Stored records:

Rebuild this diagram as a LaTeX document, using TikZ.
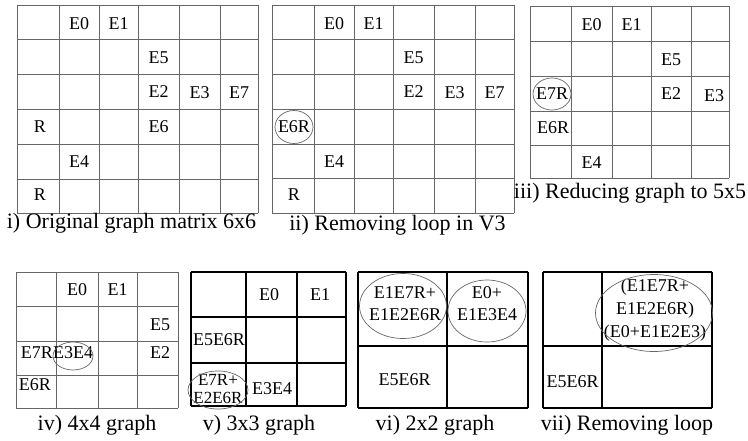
\documentclass[tikz,border=0pt]{standalone}
\usepackage{fontspec}
\setmainfont{Liberation Serif}
\usepackage{tikz}
\usetikzlibrary{calc}
\definecolor{g}{rgb}{.4,.4,.4}
\definecolor{n}{rgb}{0,0,0}
\tikzstyle{cell}=[inner sep=0pt,font=\fontsize{18}{22}\selectfont]
\tikzstyle{caption}=[inner sep=0pt,font=\fontsize{22}{26}\selectfont]
\tikzstyle{thingrid}=[line width=.9pt,color=g]
\tikzstyle{boldgrid}=[line width=1.5pt,color=n]
\tikzstyle{loopmark}=[line width=.7pt,color=g]

\begin{document}
\begin{tikzpicture}[x=1pt,y=-1pt]
	\useasboundingbox (0,0) rectangle (748,440);
	% i) original matrix
	\foreach \x in {17,59,99,138,179,220,258} \draw[thingrid] (\x,5) -- (\x,213);
	\foreach \y in {5,39,74,109,144,179,213} \draw[thingrid] (17,\y) -- (258,\y);
	\node[cell] (aE0) at (79,24) {E0};
	\node[cell] (aE1) at (118.5,24) {E1};
	\node[cell] (aE5) at (158.5,58) {E5};
	\node[cell] (aE2) at (158.5,92) {E2};
	\node[cell] (aE3) at (199.5,93) {E3};
	\node[cell] (aE7) at (239,93) {E7};
	\node[cell] (aR1) at (40,127) {R};
	\node[cell] (aE6) at (158.5,127) {E6};
	\node[cell] (aE4) at (79,162) {E4};
	\node[cell] (aR2) at (40,195) {R};
	\node[caption] (capa) at (131.5,223) {i) Original graph matrix 6x6};
	% ii) loop in V3
	\foreach \x in {272,314,354,393,434,475,514} \draw[thingrid] (\x,5) -- (\x,213);
	\foreach \y in {5,39,74,109,144,178,213} \draw[thingrid] (272,\y) -- (514,\y);
	\node[cell] (bE0) at (334,24) {E0};
	\node[cell] (bE1) at (373.5,24) {E1};
	\node[cell] (bE5) at (413.5,58) {E5};
	\node[cell] (bE2) at (413.5,92) {E2};
	\node[cell] (bE3) at (454.5,93) {E3};
	\node[cell] (bE7) at (494.5,93) {E7};
	\node[cell] (bE6R) at (294,127) {E6R};
	\node[cell] (bE4) at (334,162) {E4};
	\node[cell] (bR) at (294,195) {R};
	\draw[loopmark] (bE6R) ellipse [x radius=19,y radius=16.5];
	\node[caption] (capb) at (397.5,225) {ii) Removing loop in V3};
	% iii) 5x5
	\foreach \x in {530,571,612,651,691,729} \draw[thingrid] (\x,6) -- (\x,178);
	\foreach \y in {6,41,76,111,145,178} \draw[thingrid] (530,\y) -- (729,\y);
	\node[cell] (cE0) at (591.5,25) {E0};
	\node[cell] (cE1) at (631.5,25) {E1};
	\node[cell] (cE5) at (671,60) {E5};
	\node[cell] (cE7R) at (552,94) {E7R};
	\node[cell] (cE2) at (671,94) {E2};
	\node[cell] (cE3) at (714,96) {E3};
	\node[cell] (cE6R) at (553,128) {E6R};
	\node[cell] (cE4) at (591.5,163) {E4};
	\draw[loopmark] (cE7R) ellipse [x radius=19,y radius=16];
	\node[caption] (capc) at (630,193) {iii) Reducing graph to 5x5};
	% iv) 4x4
	\foreach \x in {16,56,98,137,178} \draw[thingrid] (\x,272) -- (\x,408);
	\foreach \y in {272,306,341,375,408} \draw[thingrid] (16,\y) -- (178,\y);
	\node[cell] (dE0) at (77,290) {E0};
	\node[cell] (dE1) at (117.5,290) {E1};
	\node[cell] (dE5) at (160,325) {E5};
	\node[cell] (dE7R) at (37,353) {E7R};
	\node[cell] (dE3E4) at (73,353) {E3E4};
	\node[cell] (dE2) at (160,353) {E2};
	\node[cell] (dE6R) at (35,385) {E6R};
	\draw[loopmark] ($(dE3E4)+(0,3)$) ellipse [x radius=20,y radius=14];
	\node[caption] (capd) at (97,425) {iv) 4x4 graph};
	% v) 3x3
	\foreach \x in {191,246,297,346} \draw[boldgrid] (\x,272) -- (\x,406);
	\foreach \y in {272,317,363,406} \draw[boldgrid] (191,\y) -- (346,\y);
	\node[cell] (eE0) at (269,295) {E0};
	\node[cell] (eE1) at (320,295) {E1};
	\node[cell] (eE5E6R) at (219,340) {E5E6R};
	\node[cell,align=center,font=\fontsize{17}{17.5}\selectfont] (eloop) at (218,389) {E7R+\\E2E6R};
	\node[cell] (eE3E4) at (272,389) {E3E4};
	\draw[loopmark] ($(eloop)+(0,1)$) ellipse [x radius=30,y radius=19];
	\node[caption] (cape) at (259,425) {v) 3x3 graph};
	% vi) 2x2
	\foreach \x in {358,447,528} \draw[boldgrid] (\x,272) -- (\x,408);
	\foreach \y in {272,346,408} \draw[boldgrid] (358,\y) -- (528,\y);
	\node[cell,align=center] (fleft) at (405,304) {E1E7R+\\E1E2E6R};
	\node[cell,align=center] (fright) at (487,304) {E0+\\E1E3E4};
	\node[cell] (fE5E6R) at (404.5,380) {E5E6R};
	\draw[loopmark] ($(fleft)+(-2,2)$) ellipse [x radius=43.5,y radius=32.5];
	\draw[loopmark] ($(fright)+(0,7)$) ellipse [x radius=39,y radius=31];
	\node[caption] (capf) at (435,425) {vi) 2x2 graph};
	% vii) last loop removed
	\foreach \x in {543,602,712} \draw[boldgrid] (\x,272) -- (\x,408);
	\foreach \y in {272,346,408} \draw[boldgrid] (543,\y) -- (712,\y);
	\node[cell,align=center,font=\fontsize{18}{23}\selectfont] (gloop) at (655,310.5) {(E1E7R+\\E1E2E6R)\\(E0+E1E2E3)};
	\node[cell] (gE5E6R) at (572.5,382) {E5E6R};
	\draw[loopmark] ($(gloop)+(-1,2.5)$) ellipse [x radius=58.5,y radius=38.5];
	\node[caption] (capg) at (627,425) {vii) Removing loop};
\end{tikzpicture}
\end{document}
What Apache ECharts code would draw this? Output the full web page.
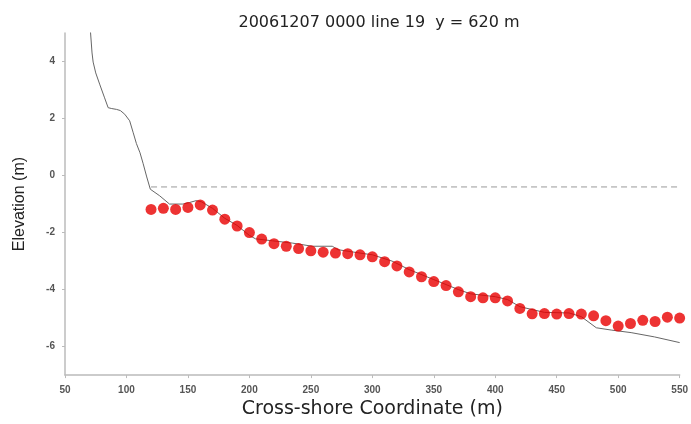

• What needs to be done:
Locate the word "this" in the records and collect each line it appears in.

• Output:
Rebuild this diagram as a LaTeX document, using TikZ.
What Apache ECharts code would draw this? Output the full web page.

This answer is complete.